A viewpoint on catalytic origin of boron nitride in oxidative dehydrogenation of light alkanes

Oxidative dehydrogenation of light alkanes to alkenes is an attractive alternative route for industrial direct dehydrogenation because of favorable thermodynamic and kinetic characteristics, but encounters difficulties in selectivity control for alkenes because of over-oxidation reactions that produce a substantial amount of undesired carbon oxides. Recent progress has revealed that boron nitride is a highly promising catalyst in the oxidative dehydrogenation of light alkanes because of its superior selectivity for and high productivity of light alkenes, negligible formation of CO2, and remarkable catalyst stability. From this viewpoint, recent works on boron nitride in the oxidative dehydrogenations of ethane, propane, butane, and ethylbenzene are reviewed, and the emphasis of this viewpoint is placed on discussing the catalytic origin of boron nitride in oxidative dehydrogenation reactions.

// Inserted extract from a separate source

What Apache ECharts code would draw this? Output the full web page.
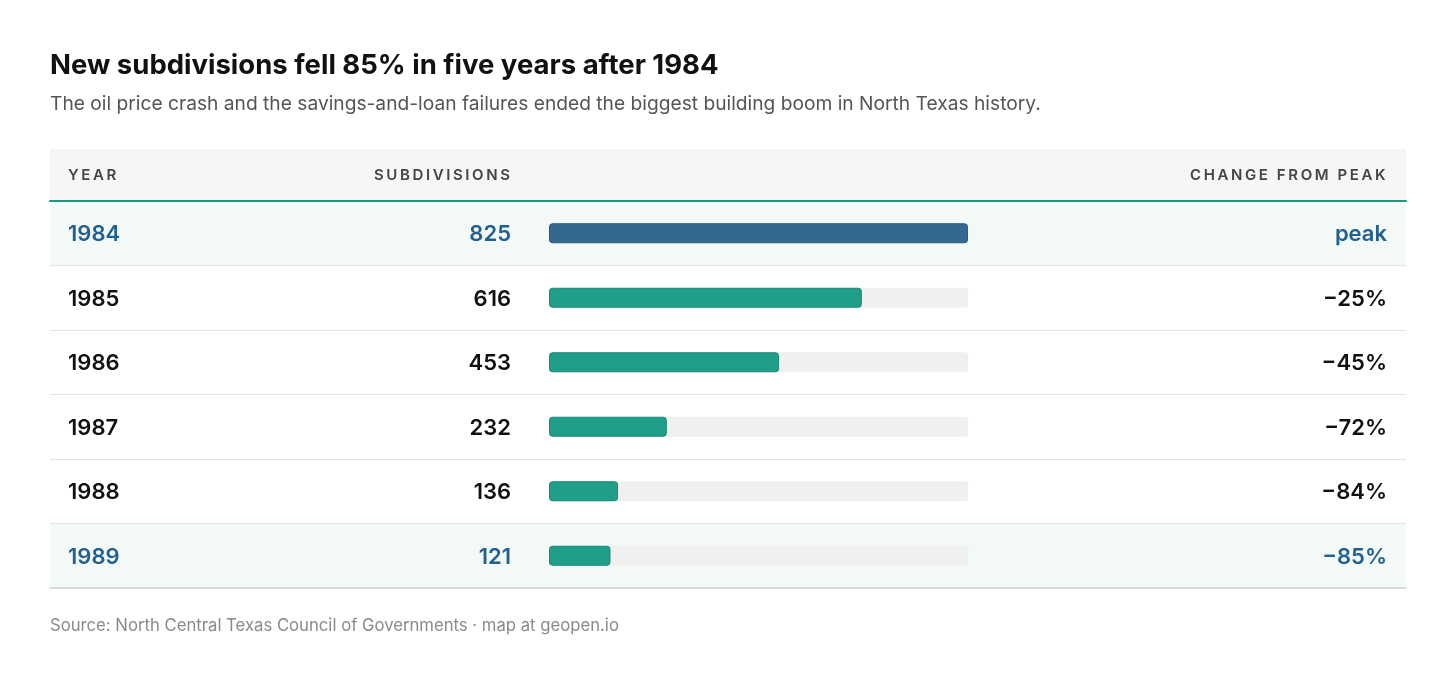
<!DOCTYPE html>
<html>
<head>
<meta charset="utf-8">
<script src="https://cdn.jsdelivr.net/npm/echarts@6/dist/echarts.min.js"></script>
<style>
  html, body { margin: 0; padding: 0; background: #fff; }
  #chart { width: 1456px; height: 674px; }
</style>
</head>
<body>
<div id="chart"></div>
<script>
const years = ['1984', '1985', '1986', '1987', '1988', '1989'];
const subdivisions = [825, 616, 453, 232, 136, 121];
const changeLabels = ['peak', '\u221225%', '\u221245%', '\u221272%', '\u221284%', '\u221285%'];
const highlightYears = ['1984', '1989'];
const headers = ['YEAR', 'SUBDIVISIONS', 'CHANGE FROM PEAK'];

// column headers are letter-spaced in the original; canvas can do that natively
const origFillText = CanvasRenderingContext2D.prototype.fillText;
CanvasRenderingContext2D.prototype.fillText = function (t, x, y, w) {
  const spaced = headers.indexOf(t) >= 0;
  if ('letterSpacing' in this) {
    this.letterSpacing = spaced ? '2.6px' : '0px';
  }
  origFillText.apply(this, arguments);
  if ('letterSpacing' in this) {
    this.letterSpacing = '0px';
  }
};

var myChart = echarts.init(document.getElementById('chart'));

const peak = Math.max.apply(null, subdivisions);
const FONT = 'Inter, "Noto Sans", sans-serif';
const BLUE = '#22608f';

function isHl(idx) {
  return highlightYears.indexOf(years[idx]) >= 0;
}

function rowLabel(text, idx) {
  return (isHl(idx) ? '{hl|' : '{n|') + text + '}';
}

const rowRich = {
  hl: { color: BLUE, fontSize: 22, fontWeight: 600, fontFamily: FONT, padding: [3, 0, 0, 0] },
  n: { color: '#111', fontSize: 22, fontWeight: 600, fontFamily: FONT, padding: [3, 0, 0, 0] }
};

function headerTitle(text, left) {
  return {
    text: text, left: left, top: 168, padding: 0,
    textStyle: { fontFamily: FONT, fontSize: 15, fontWeight: 600, color: '#444' }
  };
}

var option = {
  backgroundColor: '#fff',
  animation: false,
  title: [
    {
      text: 'New subdivisions fell 85% in five years after 1984',
      left: 50, top: 52, padding: 0,
      textStyle: { fontFamily: FONT, fontSize: 27.5, fontWeight: 700, color: '#111' }
    },
    {
      text: 'The oil price crash and the savings-and-loan failures ended the biggest building boom in North Texas history.',
      left: 50, top: 95, padding: 0,
      textStyle: { fontFamily: FONT, fontSize: 19.2, fontWeight: 400, color: '#555' }
    },
    headerTitle(headers[0], 68),
    headerTitle(headers[1], 374),
    headerTitle(headers[2], 1190),
    {
      text: 'Source: North Central Texas Council of Governments \u00b7 map at geopen.io',
      left: 50, top: 617, padding: 0,
      textStyle: { fontFamily: FONT, fontSize: 16.7, fontWeight: 400, color: '#8a8a8a' }
    }
  ],
  graphic: [
    {
      type: 'rect',
      shape: { x: 50, y: 149, width: 1356, height: 51 },
      style: { fill: '#f6f6f4' },
      z: -1
    }
  ],
  grid: [
    { left: 50, right: 50, top: 201, height: 387 },
    { left: 549, right: 488, top: 201, height: 387 }
  ],
  xAxis: [
    {
      gridIndex: 0, type: 'value', position: 'top', min: 0, max: 1,
      axisLine: { show: true, lineStyle: { color: '#179b80', width: 2 } },
      axisTick: { show: false }, axisLabel: { show: false }, splitLine: { show: false }
    },
    {
      gridIndex: 0, type: 'value', position: 'bottom', min: 0, max: 1,
      axisLine: { show: true, lineStyle: { color: '#d2d2d2', width: 1.5 } },
      axisTick: { show: false }, axisLabel: { show: false }, splitLine: { show: false }
    },
    {
      gridIndex: 1, type: 'value', min: 0, max: peak, show: false
    }
  ],
  yAxis: [
    {
      gridIndex: 0, type: 'category', data: years, inverse: true,
      axisLine: { show: false }, axisTick: { show: false }, axisLabel: { show: false },
      splitLine: { show: true, lineStyle: { color: '#e4e4e4', width: 1 } },
      splitArea: {
        show: true,
        areaStyle: {
          color: years.map(function (y) {
            return highlightYears.indexOf(y) >= 0 ? '#f3f9f7' : '#ffffff';
          })
        }
      }
    },
    {
      gridIndex: 1, type: 'category', data: years, inverse: true, position: 'left',
      axisLine: { show: false }, axisTick: { show: false },
      axisLabel: {
        align: 'left', margin: 481, rich: rowRich,
        formatter: function (val, idx) { return rowLabel(val, idx); }
      }
    },
    {
      gridIndex: 1, type: 'category', data: years, inverse: true, position: 'left',
      axisLine: { show: false }, axisTick: { show: false },
      axisLabel: {
        align: 'right', margin: 38, rich: rowRich,
        formatter: function (val, idx) { return rowLabel(String(subdivisions[idx]), idx); }
      }
    },
    {
      gridIndex: 1, type: 'category', data: years, inverse: true, position: 'right',
      axisLine: { show: false }, axisTick: { show: false },
      axisLabel: {
        align: 'right', margin: 419, rich: rowRich,
        formatter: function (val, idx) { return rowLabel(changeLabels[idx], idx); }
      }
    }
  ],
  series: [
    {
      type: 'bar',
      xAxisIndex: 2,
      yAxisIndex: 1,
      barWidth: 20,
      silent: true,
      showBackground: true,
      backgroundStyle: { color: '#f0f0ee', borderRadius: 3 },
      data: subdivisions.map(function (v) {
        var isPeak = v === peak;
        return {
          value: v,
          itemStyle: {
            color: isPeak ? '#33698f' : '#1f9e88',
            borderColor: isPeak ? '#275a80' : '#17897a',
            borderWidth: 1,
            borderRadius: 3
          }
        };
      })
    }
  ]
};

myChart.setOption(option);
</script>
</body>
</html>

After analyzing recent progress in the use of boron nitride for oxidative dehydrogenation reactions and finding much new evidence, we conclude that pure boron nitride is catalytically inert, and an activation period is required under the reaction conditions; this process is accompanied by an oxygen functionalization at the edge of boron nitride; the B-O species themselves have no catalytic activity in C-H cleavage, and the B-OH groups, with the assistance of molecular oxygen, play the key role in triggering the oxidative dehydrogenation of propane; the dissociative adsorption of molecular oxygen is involved in the reaction process; and a straightforward strategy for preparing an active boron nitride catalyst with hydroxyl groups at the edges can efficiently enhance the catalytic efficacy. A new redox reaction cycle based on the B-OH sites is also proposed. Furthermore, as this is a novel catalytic system, there is an urgent need to develop new methods to optimize the catalytic performances, clarify the catalytic function of boron species in the alkane ODH reactions, and disclose the reaction mechanism under realistic reaction conditions.